Aussi n'attaché-je guère de prix, lorsqu'il s'agit de l'appréciation de mes œuvres, qu'à l'opinion des gens placés en dehors de l'influence du feuilleton. Parmi les musiciens, les seuls dont le suffrage me flatte sont les exécutants de l'orchestre et du chœur, parce que le talent individuel de ceux-là étant rarement appelé à subir l'examen du critique, je sais qu'ils n'ont aucune raison pour lui faire la cour. Au reste les éloges qui me sont ainsi extraits de temps en temps doivent peu flatter ceux qui les reçoivent. La violence que je me fais pour louer certains ouvrages, est telle, que la vérité suinte à travers mes lignes, comme dans les efforts extraordinaires de la presse hydraulique, l'eau suinte à travers le fer de l'instrument.

De Balzac, en vingt endroits de son admirable Comédie humaine, a dit de bien excellentes choses sur la critique contemporaine: mais en relevant les erreurs et les torts de ceux qui l'exercent, il n'a pas assez fait ressortir, ce me semble, le mérite de ceux qui restent honorables, ni apprécier leurs secrètes douleurs. Dans son livre même intitulé: La Monographie de la Presse, malgré la collaboration de son ami Laurent-Jan (qui est aussi le mien et dont l'esprit est l'un des plus pénétrants que je connaisse) de Balzac n'a pas éclairé toutes les facettes de la question. Laurent-Jan a écrit dans plusieurs journaux, mais sans suite, en fantaisiste plutôt qu'en critique, et pas plus que de Balzac, il n'a pu tout savoir, ni tout voir.

Un jour M. Armand Bertin, qui se préoccupait de la gêne dans laquelle je vivais, m'aborda avec ces mots qui me causèrent une joie d'autant plus grande qu'elle était plus inattendue:

«Mon cher ami, votre position est faite maintenant. J'ai parlé de vous au ministre de l'intérieur et il a décidé qu'on vous donnerait, en dépit de l'opposition de Cherubini, une place de professeur de composition au Conservatoire, avec quinze cents francs d'appointements et, de plus, une pension de quatre mille cinq cents francs sur les fonds de son ministère, destinés à l'encouragement des beaux-arts. Avec ces six mille francs par an, vous serez à l'abri de toute inquiétude et vous pourrez ainsi vous livrer librement à la composition.»

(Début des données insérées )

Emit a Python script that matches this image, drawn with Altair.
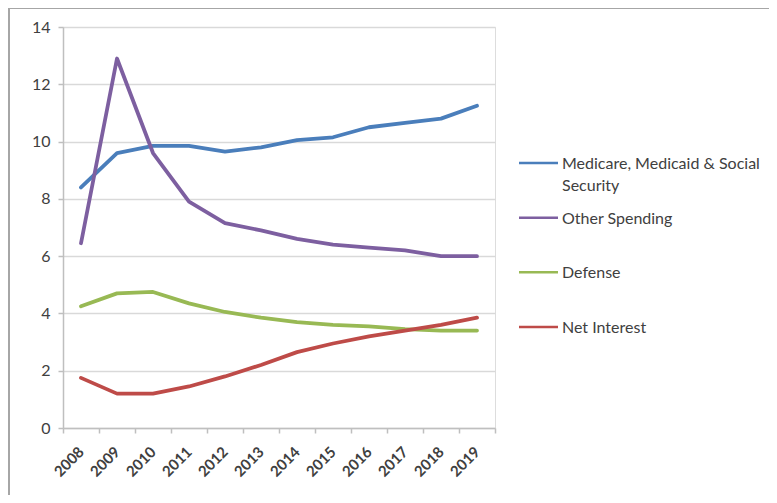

Le lendemain soir, me trouvant dans les coulisses de l'Opéra, M. XX. dont on connaît les dispositions pour moi et qui était encore alors chef de la division des beaux-arts au ministère, m'aperçut, vint à ma rencontre avec empressement et me répéta à peu près dans les mêmes termes ce que m'avait dit M. Armand Bertin. Je le chargeai de témoigner au ministre ma vive gratitude en lui offrant à lui-même mes remercîments. Cette promesse faite spontanément a un homme qui ne demandait rien, ne fut pas mieux tenue que tant d'autres et à partir de ce moment, il n'en a plus été question.

72Et pourtant c'était un excellent homme plein de bonnes intentions.
73Je l'avais bien dit qu'il saurait mon nom quelque jour.
74On m'y donne cent francs par feuilleton, à peu près quatorze cents francs par an.